Naquela semana que trouxe a Lisboa um milhão e meio de jovens, quem também esteve no altar-palco foi a maestrina Joana Carneiro que dirigiu o coro e a orquestra da JMJ. “Para mim, há um antes e um depois da jornada. Tem a ver com a música, claro que sim, mas com a possibilidade de, através da música, ter esta proximidade ao espírito, com esse lado tão importante da minha vida e creio da humanidade em geral”. A artista, que é também conselheira de estado, recorda particularmente as palavras de Francisco sobre “olhar o outro”, e “apoiar os que estão em baixo para os levantarmos do chão”. Joana Carneiro destaca também a mensagem de que a Igreja é uma “comunidade aberta a toda a gente”. E diz: “A prática musical em conjunto poderá ser um reflexo dessas palavras tão simples, mas que vão ao encontro de uma vida tão prática do dia-a-dia, e dessa palavra que também ressoou: a palavra de encontro que tem a ver com a Jornada Mundial da Juventude, de nos encontramos uns com os outros, mas encontrarmo-nos por uma razão muito especial”.

Recordando com “gratidão” a experiência na JMJ, que diz ainda ser difícil exprimir por palavras, Joana Carneiro conta que no início da Via-Sacra, o Papa aproximou-se do coro. “Não me apercebi desse momento, porque estava a dirigir o coro e a orquestra.
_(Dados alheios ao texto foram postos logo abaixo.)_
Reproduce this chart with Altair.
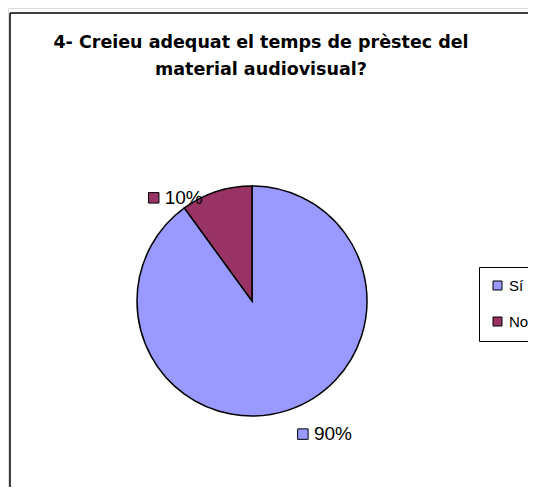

A solista comoveu-se, mas achei que era natural. Depois, vi várias pessoas a chorar, e aí apercebi-me que tínhamos o Papa Francisco mais perto do que era habitual.”

“Lisboa transformou-se no mundo inteiro”

Para que fosse possível que peregrinos de todo o mundo viessem a Lisboa, a estrutura organizativa da JMJ criou uma equipa dedicada às relações internacionais, da qual fez parte a embaixadora Ana Martinho. Como se reformou na fase de preparação do evento, aceitou o convite para integrar este grupo como voluntária, um trabalho de contacto com a rede diplomática portuguesa que realizou durante quase dois anos. “Lisboa transformou-se no mundo inteiro – estavam cá peregrinos de todo o mundo. Foi uma semana de paz, solidariedade, alegria, espiritualidade. Não houve problemas. É possível um mundo assim”, diz, destacando o privilégio que sentiu por trabalhar com jovens de 24, 25 anos. “A JMJ deixou-me uma enorme confiança na geração mais nova”, sublinha, recordando o convite deixado pelo Papa a não ter medo e a confiar.

Ana Martinho, que foi também assessora para as Relações Internacionais, no primeiro mandato do Presidente da República, Marcelo Rebelo de Sousa, lembra que a JMJ não foi apenas um encontro da Igreja Católica. “Era aberto a todos – era isso que o Papa queria”, diz, dando conta que outras religiões e credos estiveram presentes. “É uma ideia absolutamente necessária hoje. Cada um pode ser uma fé, uma crença, mas há qualquer coisa de comum que deve mover-nos a todos e que esteve naquela semana em Lisboa”, afirma a diplomata, que atualmente colabora com a Universidade Católica.

A harmonia de que Ana Martinho fala foi visível, por exemplo, nos encontros entre anglicanos e católicos que se realizaram na zona da Estrela, no centro de Lisboa. Iain Bendrey, capelão assistente da Igreja anglicana de São Jorge, em Lisboa, acompanhou alguns desses momentos que reuniram cerca de 250 jovens. “Relacionaram-se muito bem. Os jovens gostam de aprender juntos e partilhar as suas histórias”, diz Iain Bendrey, sublinhando que “não se viu muitas diferenças” entre católicos e anglicanos.

De acordo com este responsável anglicano, o Papa Francisco deixou em Lisboa uma mensagem de inclusão. “O Papa Francisco quer que as diferentes Igrejas e as diferentes denominações trabalhem juntas, para garantir que, independentemente daquilo em que se acredita, cada pessoa se sinta incluída na Igreja. Sei que há na Igreja Anglicana algumas questões relativamente a isso, mas tentamos trabalhar sempre para sermos uma Igreja que inclua todos”, diz à Renascença.

Entre os jovens ficaram também recordações emotivas, como é o caso de Josué Teixeira Asseiceiro, de 23 anos, que foi voluntário na paróquia da Apelação, em Loures. “Deus tem um amor que me define. Não são os outros. É o olhar que Deus tem para comigo que importa”, constata ao recordar o encontro mundial de jovens. Mas há mais: na sequência da JMJ, este professor resolveu dar um passo importante. “Durante a JMJ, eu e a minha namorada falámos muito sobre casamento. Em julho deste ano, fiz o pedido.”